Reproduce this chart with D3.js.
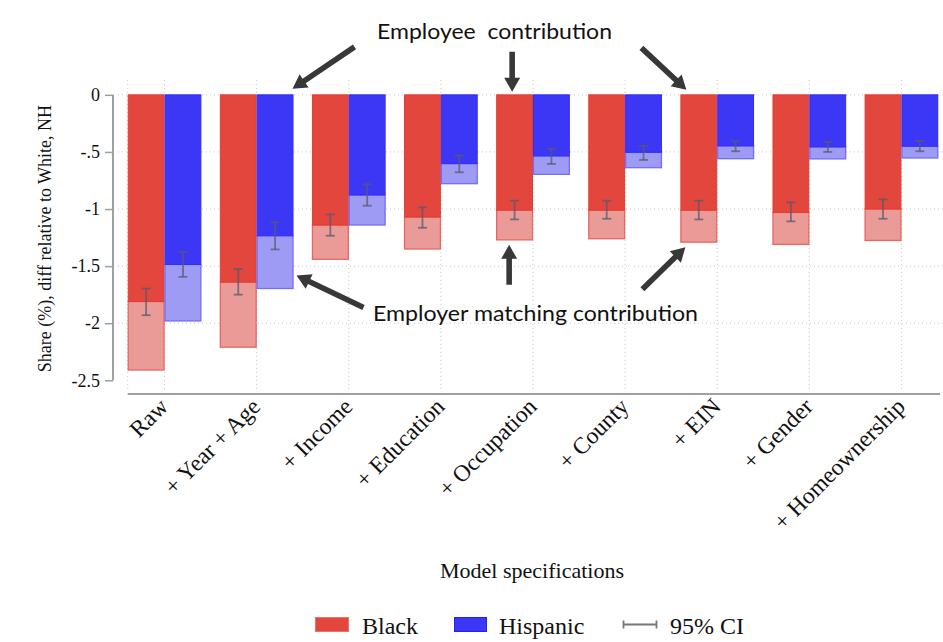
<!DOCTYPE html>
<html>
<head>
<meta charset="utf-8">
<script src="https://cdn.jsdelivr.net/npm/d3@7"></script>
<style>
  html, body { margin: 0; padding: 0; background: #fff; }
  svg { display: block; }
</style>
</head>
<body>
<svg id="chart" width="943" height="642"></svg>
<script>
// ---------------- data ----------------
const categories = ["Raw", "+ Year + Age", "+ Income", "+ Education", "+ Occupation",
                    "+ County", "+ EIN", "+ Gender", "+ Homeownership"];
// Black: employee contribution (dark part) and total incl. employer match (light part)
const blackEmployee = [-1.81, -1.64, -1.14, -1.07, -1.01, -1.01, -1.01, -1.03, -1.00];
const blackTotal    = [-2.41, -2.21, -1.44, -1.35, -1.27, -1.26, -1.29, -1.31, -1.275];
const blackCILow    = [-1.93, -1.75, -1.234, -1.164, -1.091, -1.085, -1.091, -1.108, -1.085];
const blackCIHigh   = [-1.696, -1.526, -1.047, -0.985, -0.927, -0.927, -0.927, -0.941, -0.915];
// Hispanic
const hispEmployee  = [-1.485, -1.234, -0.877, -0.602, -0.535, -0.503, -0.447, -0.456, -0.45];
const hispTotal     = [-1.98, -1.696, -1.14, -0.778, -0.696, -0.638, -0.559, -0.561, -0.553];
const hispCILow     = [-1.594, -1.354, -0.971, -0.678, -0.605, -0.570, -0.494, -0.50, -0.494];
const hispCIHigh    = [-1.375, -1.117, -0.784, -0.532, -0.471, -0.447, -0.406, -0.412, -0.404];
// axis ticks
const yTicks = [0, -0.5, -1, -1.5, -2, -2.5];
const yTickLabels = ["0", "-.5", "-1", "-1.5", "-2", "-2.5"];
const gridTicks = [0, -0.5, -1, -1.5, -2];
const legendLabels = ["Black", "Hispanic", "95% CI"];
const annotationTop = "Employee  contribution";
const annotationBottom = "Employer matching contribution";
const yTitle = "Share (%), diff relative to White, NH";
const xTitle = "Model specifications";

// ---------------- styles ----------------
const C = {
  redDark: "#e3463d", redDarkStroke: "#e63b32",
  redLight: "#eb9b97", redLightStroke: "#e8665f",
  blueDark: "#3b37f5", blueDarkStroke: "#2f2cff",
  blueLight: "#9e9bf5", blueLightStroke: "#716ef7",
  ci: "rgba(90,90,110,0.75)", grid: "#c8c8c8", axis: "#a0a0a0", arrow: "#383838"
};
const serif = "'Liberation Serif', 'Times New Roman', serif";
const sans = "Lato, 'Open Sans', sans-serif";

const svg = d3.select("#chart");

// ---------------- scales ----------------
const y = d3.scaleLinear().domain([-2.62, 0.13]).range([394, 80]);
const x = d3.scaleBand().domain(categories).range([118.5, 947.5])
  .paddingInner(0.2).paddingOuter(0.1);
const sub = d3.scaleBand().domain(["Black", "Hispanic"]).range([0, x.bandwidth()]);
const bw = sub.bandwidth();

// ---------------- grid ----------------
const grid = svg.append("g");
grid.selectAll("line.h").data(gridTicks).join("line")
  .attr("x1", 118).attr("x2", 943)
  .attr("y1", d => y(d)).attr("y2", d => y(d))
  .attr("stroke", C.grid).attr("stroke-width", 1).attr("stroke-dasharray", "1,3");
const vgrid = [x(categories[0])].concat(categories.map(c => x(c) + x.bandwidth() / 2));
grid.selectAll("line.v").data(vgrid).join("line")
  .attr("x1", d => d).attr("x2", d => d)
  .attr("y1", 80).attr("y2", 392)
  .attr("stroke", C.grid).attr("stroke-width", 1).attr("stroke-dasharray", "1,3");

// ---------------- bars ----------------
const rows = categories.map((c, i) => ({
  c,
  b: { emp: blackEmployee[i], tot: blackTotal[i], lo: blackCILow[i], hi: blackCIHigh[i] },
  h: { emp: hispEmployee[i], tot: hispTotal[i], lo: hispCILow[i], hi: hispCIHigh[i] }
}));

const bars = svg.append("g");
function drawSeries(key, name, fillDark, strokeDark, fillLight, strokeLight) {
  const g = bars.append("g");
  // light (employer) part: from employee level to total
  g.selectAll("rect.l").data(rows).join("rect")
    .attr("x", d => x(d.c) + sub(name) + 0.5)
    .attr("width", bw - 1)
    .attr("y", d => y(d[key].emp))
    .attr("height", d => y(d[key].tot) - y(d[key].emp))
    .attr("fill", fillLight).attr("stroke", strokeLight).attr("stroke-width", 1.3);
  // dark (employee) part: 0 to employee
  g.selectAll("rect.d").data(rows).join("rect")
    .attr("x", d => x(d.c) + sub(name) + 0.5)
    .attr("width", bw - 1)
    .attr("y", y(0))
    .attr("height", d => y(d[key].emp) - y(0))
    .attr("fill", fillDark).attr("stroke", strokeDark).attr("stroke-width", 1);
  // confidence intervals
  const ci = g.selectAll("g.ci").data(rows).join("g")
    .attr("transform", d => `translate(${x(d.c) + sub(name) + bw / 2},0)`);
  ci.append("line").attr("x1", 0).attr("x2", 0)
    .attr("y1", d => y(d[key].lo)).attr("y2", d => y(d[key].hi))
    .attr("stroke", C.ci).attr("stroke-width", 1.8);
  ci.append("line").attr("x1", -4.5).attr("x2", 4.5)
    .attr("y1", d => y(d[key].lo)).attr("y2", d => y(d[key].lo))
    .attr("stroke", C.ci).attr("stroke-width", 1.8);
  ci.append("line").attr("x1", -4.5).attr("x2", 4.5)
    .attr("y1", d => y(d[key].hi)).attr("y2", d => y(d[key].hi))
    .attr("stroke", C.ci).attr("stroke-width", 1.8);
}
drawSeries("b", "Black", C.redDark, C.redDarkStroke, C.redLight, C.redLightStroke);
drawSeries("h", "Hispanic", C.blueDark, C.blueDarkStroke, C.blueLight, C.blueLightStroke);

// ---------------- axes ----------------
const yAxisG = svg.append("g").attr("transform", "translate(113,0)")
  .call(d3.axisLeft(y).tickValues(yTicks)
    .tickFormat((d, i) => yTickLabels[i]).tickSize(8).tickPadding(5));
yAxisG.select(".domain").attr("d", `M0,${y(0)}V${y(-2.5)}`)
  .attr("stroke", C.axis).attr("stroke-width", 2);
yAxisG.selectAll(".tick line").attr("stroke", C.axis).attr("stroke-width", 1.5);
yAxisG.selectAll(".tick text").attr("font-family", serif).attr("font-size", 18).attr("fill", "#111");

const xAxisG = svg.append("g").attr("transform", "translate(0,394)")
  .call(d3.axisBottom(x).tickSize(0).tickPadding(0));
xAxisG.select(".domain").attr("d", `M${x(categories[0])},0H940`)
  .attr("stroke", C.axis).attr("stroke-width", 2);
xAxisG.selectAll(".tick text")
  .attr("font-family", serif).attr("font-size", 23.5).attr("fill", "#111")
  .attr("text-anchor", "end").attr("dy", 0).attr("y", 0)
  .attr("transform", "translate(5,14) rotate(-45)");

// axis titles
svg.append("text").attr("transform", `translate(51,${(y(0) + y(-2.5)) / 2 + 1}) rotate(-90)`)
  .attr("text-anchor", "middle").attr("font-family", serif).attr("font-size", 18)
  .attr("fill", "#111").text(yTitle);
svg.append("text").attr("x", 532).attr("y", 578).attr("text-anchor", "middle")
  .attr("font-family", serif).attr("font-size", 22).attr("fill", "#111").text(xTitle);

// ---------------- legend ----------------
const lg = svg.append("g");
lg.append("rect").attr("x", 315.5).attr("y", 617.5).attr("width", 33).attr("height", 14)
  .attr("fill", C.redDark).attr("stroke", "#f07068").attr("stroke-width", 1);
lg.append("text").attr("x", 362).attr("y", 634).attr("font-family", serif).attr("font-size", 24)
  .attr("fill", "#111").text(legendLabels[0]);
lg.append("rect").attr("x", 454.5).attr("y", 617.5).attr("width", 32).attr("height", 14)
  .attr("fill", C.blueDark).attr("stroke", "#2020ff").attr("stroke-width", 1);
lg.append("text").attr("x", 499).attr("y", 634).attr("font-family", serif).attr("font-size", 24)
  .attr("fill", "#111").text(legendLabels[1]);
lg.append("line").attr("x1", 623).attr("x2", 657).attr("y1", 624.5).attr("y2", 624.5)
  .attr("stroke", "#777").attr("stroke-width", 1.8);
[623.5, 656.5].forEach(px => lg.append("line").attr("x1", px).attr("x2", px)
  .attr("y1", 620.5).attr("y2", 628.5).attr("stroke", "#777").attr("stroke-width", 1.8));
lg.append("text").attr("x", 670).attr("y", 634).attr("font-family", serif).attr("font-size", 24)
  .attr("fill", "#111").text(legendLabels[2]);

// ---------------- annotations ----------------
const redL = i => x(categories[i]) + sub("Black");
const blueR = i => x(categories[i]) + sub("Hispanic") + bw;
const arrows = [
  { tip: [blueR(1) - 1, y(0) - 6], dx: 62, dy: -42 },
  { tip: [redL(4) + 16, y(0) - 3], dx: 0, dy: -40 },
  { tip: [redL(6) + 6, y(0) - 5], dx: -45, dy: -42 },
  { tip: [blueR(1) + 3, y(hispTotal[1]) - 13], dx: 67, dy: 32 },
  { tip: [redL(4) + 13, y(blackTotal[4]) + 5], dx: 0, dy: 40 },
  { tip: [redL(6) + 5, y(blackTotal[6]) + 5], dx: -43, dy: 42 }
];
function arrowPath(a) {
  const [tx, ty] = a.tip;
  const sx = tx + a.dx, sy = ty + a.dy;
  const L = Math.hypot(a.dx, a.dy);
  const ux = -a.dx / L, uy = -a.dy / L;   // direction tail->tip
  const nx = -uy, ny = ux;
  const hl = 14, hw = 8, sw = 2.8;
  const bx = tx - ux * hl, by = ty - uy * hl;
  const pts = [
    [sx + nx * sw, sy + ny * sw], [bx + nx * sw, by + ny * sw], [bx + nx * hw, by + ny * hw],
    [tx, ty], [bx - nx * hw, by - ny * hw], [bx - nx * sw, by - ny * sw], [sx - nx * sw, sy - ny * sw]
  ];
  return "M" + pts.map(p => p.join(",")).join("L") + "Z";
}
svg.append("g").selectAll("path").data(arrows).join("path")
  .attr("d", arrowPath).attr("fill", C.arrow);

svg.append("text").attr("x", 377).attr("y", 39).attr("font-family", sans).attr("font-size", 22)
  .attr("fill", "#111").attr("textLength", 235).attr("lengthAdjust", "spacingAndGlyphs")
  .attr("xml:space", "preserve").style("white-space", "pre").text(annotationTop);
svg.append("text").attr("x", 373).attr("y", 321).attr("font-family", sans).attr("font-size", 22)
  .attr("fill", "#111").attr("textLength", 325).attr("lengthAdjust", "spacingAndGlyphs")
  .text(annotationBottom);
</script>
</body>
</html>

• _What you need to do_
Count up every line above that has the word "chart" in it; answer with the number alone.

• _Solution_
3